» **SET EXERCISE**
Go through the data and copy every line exactly, but not the images.

» **MATERIAL**
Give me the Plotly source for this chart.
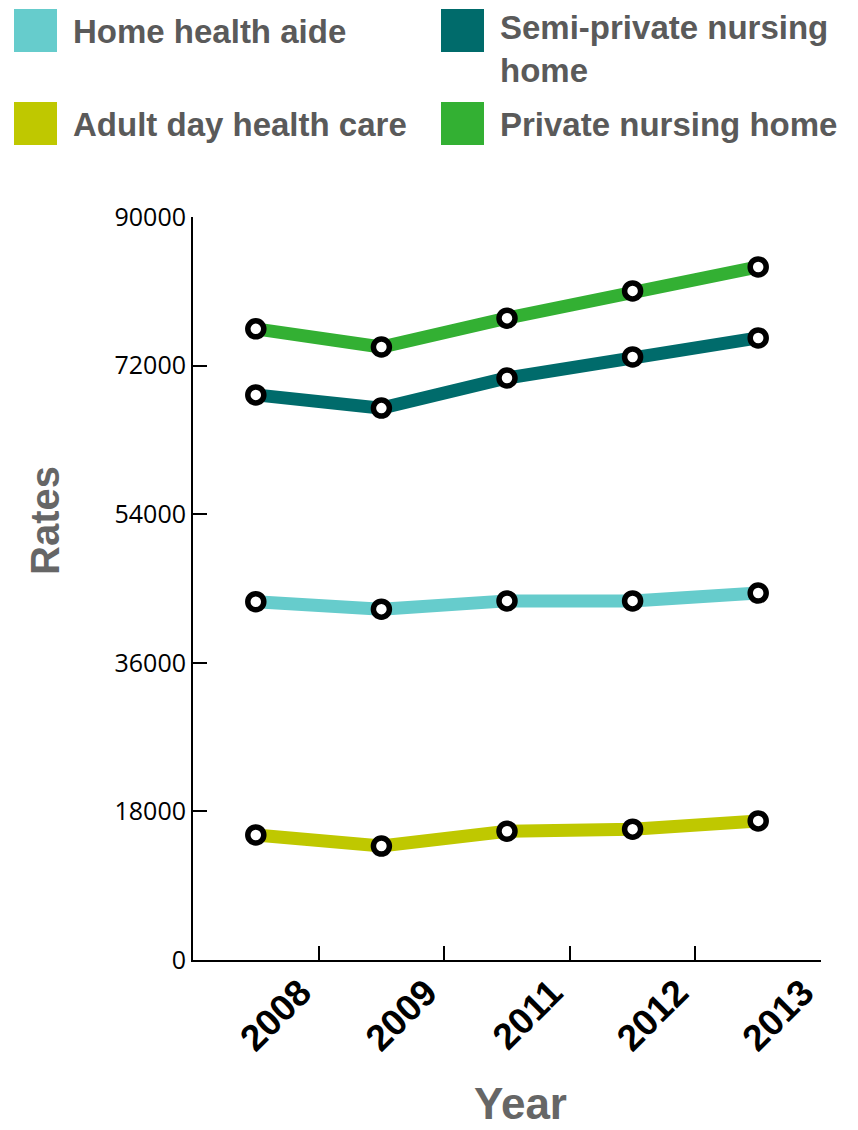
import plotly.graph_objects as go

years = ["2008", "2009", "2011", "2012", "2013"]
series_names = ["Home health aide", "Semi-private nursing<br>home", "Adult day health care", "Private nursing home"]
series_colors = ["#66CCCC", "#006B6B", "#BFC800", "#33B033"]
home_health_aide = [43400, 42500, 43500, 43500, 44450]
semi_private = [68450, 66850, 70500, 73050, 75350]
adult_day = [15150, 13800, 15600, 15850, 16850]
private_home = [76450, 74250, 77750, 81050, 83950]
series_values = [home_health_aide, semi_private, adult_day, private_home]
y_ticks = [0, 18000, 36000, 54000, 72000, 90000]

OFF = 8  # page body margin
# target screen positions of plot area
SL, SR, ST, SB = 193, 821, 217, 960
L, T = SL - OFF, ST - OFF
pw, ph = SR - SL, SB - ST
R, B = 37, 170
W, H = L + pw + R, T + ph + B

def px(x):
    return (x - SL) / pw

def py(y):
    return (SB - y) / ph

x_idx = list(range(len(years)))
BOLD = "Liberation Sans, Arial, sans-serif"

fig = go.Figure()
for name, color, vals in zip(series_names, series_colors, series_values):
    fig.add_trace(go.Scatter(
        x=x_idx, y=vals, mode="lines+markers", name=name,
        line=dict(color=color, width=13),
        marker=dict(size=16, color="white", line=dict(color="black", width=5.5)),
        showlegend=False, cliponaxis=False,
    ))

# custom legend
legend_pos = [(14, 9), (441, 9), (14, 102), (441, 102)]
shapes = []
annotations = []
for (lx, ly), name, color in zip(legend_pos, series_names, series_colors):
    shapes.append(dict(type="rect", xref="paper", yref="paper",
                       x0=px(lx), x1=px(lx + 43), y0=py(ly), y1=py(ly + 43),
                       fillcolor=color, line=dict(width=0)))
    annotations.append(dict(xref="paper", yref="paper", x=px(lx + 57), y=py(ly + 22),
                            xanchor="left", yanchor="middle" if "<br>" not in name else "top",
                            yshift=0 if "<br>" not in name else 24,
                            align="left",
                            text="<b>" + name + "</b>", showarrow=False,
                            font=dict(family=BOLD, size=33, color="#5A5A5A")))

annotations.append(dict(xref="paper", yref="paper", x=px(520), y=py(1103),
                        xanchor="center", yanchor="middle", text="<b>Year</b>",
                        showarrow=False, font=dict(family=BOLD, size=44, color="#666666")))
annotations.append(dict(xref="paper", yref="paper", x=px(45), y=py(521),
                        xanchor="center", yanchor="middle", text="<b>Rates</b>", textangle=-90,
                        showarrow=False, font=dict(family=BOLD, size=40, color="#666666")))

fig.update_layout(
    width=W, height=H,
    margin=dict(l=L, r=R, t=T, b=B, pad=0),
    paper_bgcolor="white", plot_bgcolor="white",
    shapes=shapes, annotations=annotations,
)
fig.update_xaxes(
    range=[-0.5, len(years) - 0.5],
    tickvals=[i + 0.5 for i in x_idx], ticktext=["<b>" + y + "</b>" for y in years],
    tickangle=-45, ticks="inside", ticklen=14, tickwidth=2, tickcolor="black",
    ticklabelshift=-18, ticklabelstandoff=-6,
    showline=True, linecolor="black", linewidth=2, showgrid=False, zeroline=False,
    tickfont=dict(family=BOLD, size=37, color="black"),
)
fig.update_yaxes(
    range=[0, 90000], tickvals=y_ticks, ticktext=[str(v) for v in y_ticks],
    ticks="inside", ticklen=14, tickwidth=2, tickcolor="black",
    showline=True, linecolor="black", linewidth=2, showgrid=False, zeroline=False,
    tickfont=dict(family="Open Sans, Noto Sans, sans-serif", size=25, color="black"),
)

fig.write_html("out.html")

» **COMPLETED TASK**
Give me the Plotly source for this chart.
import plotly.graph_objects as go

years = ["2008", "2009", "2011", "2012", "2013"]
series_names = ["Home health aide", "Semi-private nursing<br>home", "Adult day health care", "Private nursing home"]
series_colors = ["#66CCCC", "#006B6B", "#BFC800", "#33B033"]
home_health_aide = [43400, 42500, 43500, 43500, 44450]
semi_private = [68450, 66850, 70500, 73050, 75350]
adult_day = [15150, 13800, 15600, 15850, 16850]
private_home = [76450, 74250, 77750, 81050, 83950]
series_values = [home_health_aide, semi_private, adult_day, private_home]
y_ticks = [0, 18000, 36000, 54000, 72000, 90000]

OFF = 8  # page body margin
# target screen positions of plot area
SL, SR, ST, SB = 193, 821, 217, 960
L, T = SL - OFF, ST - OFF
pw, ph = SR - SL, SB - ST
R, B = 37, 170
W, H = L + pw + R, T + ph + B

def px(x):
    return (x - SL) / pw

def py(y):
    return (SB - y) / ph

x_idx = list(range(len(years)))
BOLD = "Liberation Sans, Arial, sans-serif"

fig = go.Figure()
for name, color, vals in zip(series_names, series_colors, series_values):
    fig.add_trace(go.Scatter(
        x=x_idx, y=vals, mode="lines+markers", name=name,
        line=dict(color=color, width=13),
        marker=dict(size=16, color="white", line=dict(color="black", width=5.5)),
        showlegend=False, cliponaxis=False,
    ))

# custom legend
legend_pos = [(14, 9), (441, 9), (14, 102), (441, 102)]
shapes = []
annotations = []
for (lx, ly), name, color in zip(legend_pos, series_names, series_colors):
    shapes.append(dict(type="rect", xref="paper", yref="paper",
                       x0=px(lx), x1=px(lx + 43), y0=py(ly), y1=py(ly + 43),
                       fillcolor=color, line=dict(width=0)))
    annotations.append(dict(xref="paper", yref="paper", x=px(lx + 57), y=py(ly + 22),
                            xanchor="left", yanchor="middle" if "<br>" not in name else "top",
                            yshift=0 if "<br>" not in name else 24,
                            align="left",
                            text="<b>" + name + "</b>", showarrow=False,
                            font=dict(family=BOLD, size=33, color="#5A5A5A")))

annotations.append(dict(xref="paper", yref="paper", x=px(520), y=py(1103),
                        xanchor="center", yanchor="middle", text="<b>Year</b>",
                        showarrow=False, font=dict(family=BOLD, size=44, color="#666666")))
annotations.append(dict(xref="paper", yref="paper", x=px(45), y=py(521),
                        xanchor="center", yanchor="middle", text="<b>Rates</b>", textangle=-90,
                        showarrow=False, font=dict(family=BOLD, size=40, color="#666666")))

fig.update_layout(
    width=W, height=H,
    margin=dict(l=L, r=R, t=T, b=B, pad=0),
    paper_bgcolor="white", plot_bgcolor="white",
    shapes=shapes, annotations=annotations,
)
fig.update_xaxes(
    range=[-0.5, len(years) - 0.5],
    tickvals=[i + 0.5 for i in x_idx], ticktext=["<b>" + y + "</b>" for y in years],
    tickangle=-45, ticks="inside", ticklen=14, tickwidth=2, tickcolor="black",
    ticklabelshift=-18, ticklabelstandoff=-6,
    showline=True, linecolor="black", linewidth=2, showgrid=False, zeroline=False,
    tickfont=dict(family=BOLD, size=37, color="black"),
)
fig.update_yaxes(
    range=[0, 90000], tickvals=y_ticks, ticktext=[str(v) for v in y_ticks],
    ticks="inside", ticklen=14, tickwidth=2, tickcolor="black",
    showline=True, linecolor="black", linewidth=2, showgrid=False, zeroline=False,
    tickfont=dict(family="Open Sans, Noto Sans, sans-serif", size=25, color="black"),
)

fig.write_html("out.html")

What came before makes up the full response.